#### [Exercise task]
Write out the listing below exactly, and omit any images you find in it.

#### [Data lines]
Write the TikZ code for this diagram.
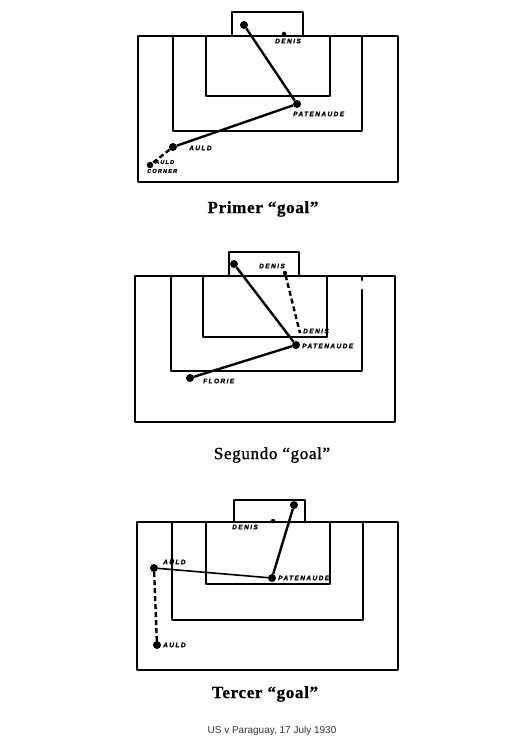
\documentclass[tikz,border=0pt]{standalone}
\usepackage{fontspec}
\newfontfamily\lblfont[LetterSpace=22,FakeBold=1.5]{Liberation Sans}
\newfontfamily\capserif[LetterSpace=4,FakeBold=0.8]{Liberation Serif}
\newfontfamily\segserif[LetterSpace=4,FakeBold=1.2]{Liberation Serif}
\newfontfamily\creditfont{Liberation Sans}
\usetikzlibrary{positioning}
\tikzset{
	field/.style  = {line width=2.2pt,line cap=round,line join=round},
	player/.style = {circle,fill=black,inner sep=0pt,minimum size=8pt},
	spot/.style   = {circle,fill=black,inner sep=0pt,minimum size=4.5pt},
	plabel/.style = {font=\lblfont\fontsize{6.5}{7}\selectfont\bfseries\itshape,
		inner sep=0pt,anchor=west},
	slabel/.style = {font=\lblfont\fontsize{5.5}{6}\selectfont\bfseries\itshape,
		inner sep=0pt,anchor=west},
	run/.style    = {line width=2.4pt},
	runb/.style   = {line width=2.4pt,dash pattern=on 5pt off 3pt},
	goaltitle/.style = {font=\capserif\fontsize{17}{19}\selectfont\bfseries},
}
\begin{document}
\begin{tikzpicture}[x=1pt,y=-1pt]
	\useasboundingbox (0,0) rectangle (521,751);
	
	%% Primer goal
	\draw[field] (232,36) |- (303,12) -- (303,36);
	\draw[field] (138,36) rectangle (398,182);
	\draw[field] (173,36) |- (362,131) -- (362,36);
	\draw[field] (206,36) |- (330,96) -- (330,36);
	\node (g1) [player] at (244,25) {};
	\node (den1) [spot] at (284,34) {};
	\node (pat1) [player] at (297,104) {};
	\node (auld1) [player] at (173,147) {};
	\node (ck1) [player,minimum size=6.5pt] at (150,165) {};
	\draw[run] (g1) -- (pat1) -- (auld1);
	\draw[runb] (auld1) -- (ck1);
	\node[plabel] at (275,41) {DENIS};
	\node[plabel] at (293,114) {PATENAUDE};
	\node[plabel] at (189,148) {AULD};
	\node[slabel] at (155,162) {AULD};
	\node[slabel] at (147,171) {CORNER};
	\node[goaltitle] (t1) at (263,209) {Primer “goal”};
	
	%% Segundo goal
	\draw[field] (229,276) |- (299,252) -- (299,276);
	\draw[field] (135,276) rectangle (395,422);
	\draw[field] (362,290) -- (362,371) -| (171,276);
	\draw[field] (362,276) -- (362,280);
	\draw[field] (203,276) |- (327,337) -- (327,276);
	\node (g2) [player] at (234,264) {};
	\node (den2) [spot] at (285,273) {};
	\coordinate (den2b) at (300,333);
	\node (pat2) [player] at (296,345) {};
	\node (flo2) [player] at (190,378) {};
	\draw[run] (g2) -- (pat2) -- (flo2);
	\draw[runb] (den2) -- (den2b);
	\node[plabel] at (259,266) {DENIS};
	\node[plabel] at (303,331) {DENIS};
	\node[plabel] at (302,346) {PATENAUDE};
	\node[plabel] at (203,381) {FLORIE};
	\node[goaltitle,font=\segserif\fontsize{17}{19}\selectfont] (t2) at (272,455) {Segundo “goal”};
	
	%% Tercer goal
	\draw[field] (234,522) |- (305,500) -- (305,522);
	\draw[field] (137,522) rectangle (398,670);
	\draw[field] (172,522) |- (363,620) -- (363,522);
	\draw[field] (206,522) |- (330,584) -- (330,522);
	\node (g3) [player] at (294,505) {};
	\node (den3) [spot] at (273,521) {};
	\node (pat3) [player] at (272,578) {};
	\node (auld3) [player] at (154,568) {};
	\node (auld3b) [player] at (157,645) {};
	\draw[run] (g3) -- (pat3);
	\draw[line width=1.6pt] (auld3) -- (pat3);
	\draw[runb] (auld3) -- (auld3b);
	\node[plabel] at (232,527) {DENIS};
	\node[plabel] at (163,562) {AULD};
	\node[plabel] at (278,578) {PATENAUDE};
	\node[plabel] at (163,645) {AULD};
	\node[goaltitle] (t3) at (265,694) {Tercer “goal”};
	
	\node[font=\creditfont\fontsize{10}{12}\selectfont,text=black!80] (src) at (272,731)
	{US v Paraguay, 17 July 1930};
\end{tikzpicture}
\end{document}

#### [Result]
Write the TikZ code for this diagram.
\documentclass[tikz,border=0pt]{standalone}
\usepackage{fontspec}
\newfontfamily\lblfont[LetterSpace=22,FakeBold=1.5]{Liberation Sans}
\newfontfamily\capserif[LetterSpace=4,FakeBold=0.8]{Liberation Serif}
\newfontfamily\segserif[LetterSpace=4,FakeBold=1.2]{Liberation Serif}
\newfontfamily\creditfont{Liberation Sans}
\usetikzlibrary{positioning}
\tikzset{
	field/.style  = {line width=2.2pt,line cap=round,line join=round},
	player/.style = {circle,fill=black,inner sep=0pt,minimum size=8pt},
	spot/.style   = {circle,fill=black,inner sep=0pt,minimum size=4.5pt},
	plabel/.style = {font=\lblfont\fontsize{6.5}{7}\selectfont\bfseries\itshape,
		inner sep=0pt,anchor=west},
	slabel/.style = {font=\lblfont\fontsize{5.5}{6}\selectfont\bfseries\itshape,
		inner sep=0pt,anchor=west},
	run/.style    = {line width=2.4pt},
	runb/.style   = {line width=2.4pt,dash pattern=on 5pt off 3pt},
	goaltitle/.style = {font=\capserif\fontsize{17}{19}\selectfont\bfseries},
}
\begin{document}
\begin{tikzpicture}[x=1pt,y=-1pt]
	\useasboundingbox (0,0) rectangle (521,751);
	
	%% Primer goal
	\draw[field] (232,36) |- (303,12) -- (303,36);
	\draw[field] (138,36) rectangle (398,182);
	\draw[field] (173,36) |- (362,131) -- (362,36);
	\draw[field] (206,36) |- (330,96) -- (330,36);
	\node (g1) [player] at (244,25) {};
	\node (den1) [spot] at (284,34) {};
	\node (pat1) [player] at (297,104) {};
	\node (auld1) [player] at (173,147) {};
	\node (ck1) [player,minimum size=6.5pt] at (150,165) {};
	\draw[run] (g1) -- (pat1) -- (auld1);
	\draw[runb] (auld1) -- (ck1);
	\node[plabel] at (275,41) {DENIS};
	\node[plabel] at (293,114) {PATENAUDE};
	\node[plabel] at (189,148) {AULD};
	\node[slabel] at (155,162) {AULD};
	\node[slabel] at (147,171) {CORNER};
	\node[goaltitle] (t1) at (263,209) {Primer “goal”};
	
	%% Segundo goal
	\draw[field] (229,276) |- (299,252) -- (299,276);
	\draw[field] (135,276) rectangle (395,422);
	\draw[field] (362,290) -- (362,371) -| (171,276);
	\draw[field] (362,276) -- (362,280);
	\draw[field] (203,276) |- (327,337) -- (327,276);
	\node (g2) [player] at (234,264) {};
	\node (den2) [spot] at (285,273) {};
	\coordinate (den2b) at (300,333);
	\node (pat2) [player] at (296,345) {};
	\node (flo2) [player] at (190,378) {};
	\draw[run] (g2) -- (pat2) -- (flo2);
	\draw[runb] (den2) -- (den2b);
	\node[plabel] at (259,266) {DENIS};
	\node[plabel] at (303,331) {DENIS};
	\node[plabel] at (302,346) {PATENAUDE};
	\node[plabel] at (203,381) {FLORIE};
	\node[goaltitle,font=\segserif\fontsize{17}{19}\selectfont] (t2) at (272,455) {Segundo “goal”};
	
	%% Tercer goal
	\draw[field] (234,522) |- (305,500) -- (305,522);
	\draw[field] (137,522) rectangle (398,670);
	\draw[field] (172,522) |- (363,620) -- (363,522);
	\draw[field] (206,522) |- (330,584) -- (330,522);
	\node (g3) [player] at (294,505) {};
	\node (den3) [spot] at (273,521) {};
	\node (pat3) [player] at (272,578) {};
	\node (auld3) [player] at (154,568) {};
	\node (auld3b) [player] at (157,645) {};
	\draw[run] (g3) -- (pat3);
	\draw[line width=1.6pt] (auld3) -- (pat3);
	\draw[runb] (auld3) -- (auld3b);
	\node[plabel] at (232,527) {DENIS};
	\node[plabel] at (163,562) {AULD};
	\node[plabel] at (278,578) {PATENAUDE};
	\node[plabel] at (163,645) {AULD};
	\node[goaltitle] (t3) at (265,694) {Tercer “goal”};
	
	\node[font=\creditfont\fontsize{10}{12}\selectfont,text=black!80] (src) at (272,731)
	{US v Paraguay, 17 July 1930};
\end{tikzpicture}
\end{document}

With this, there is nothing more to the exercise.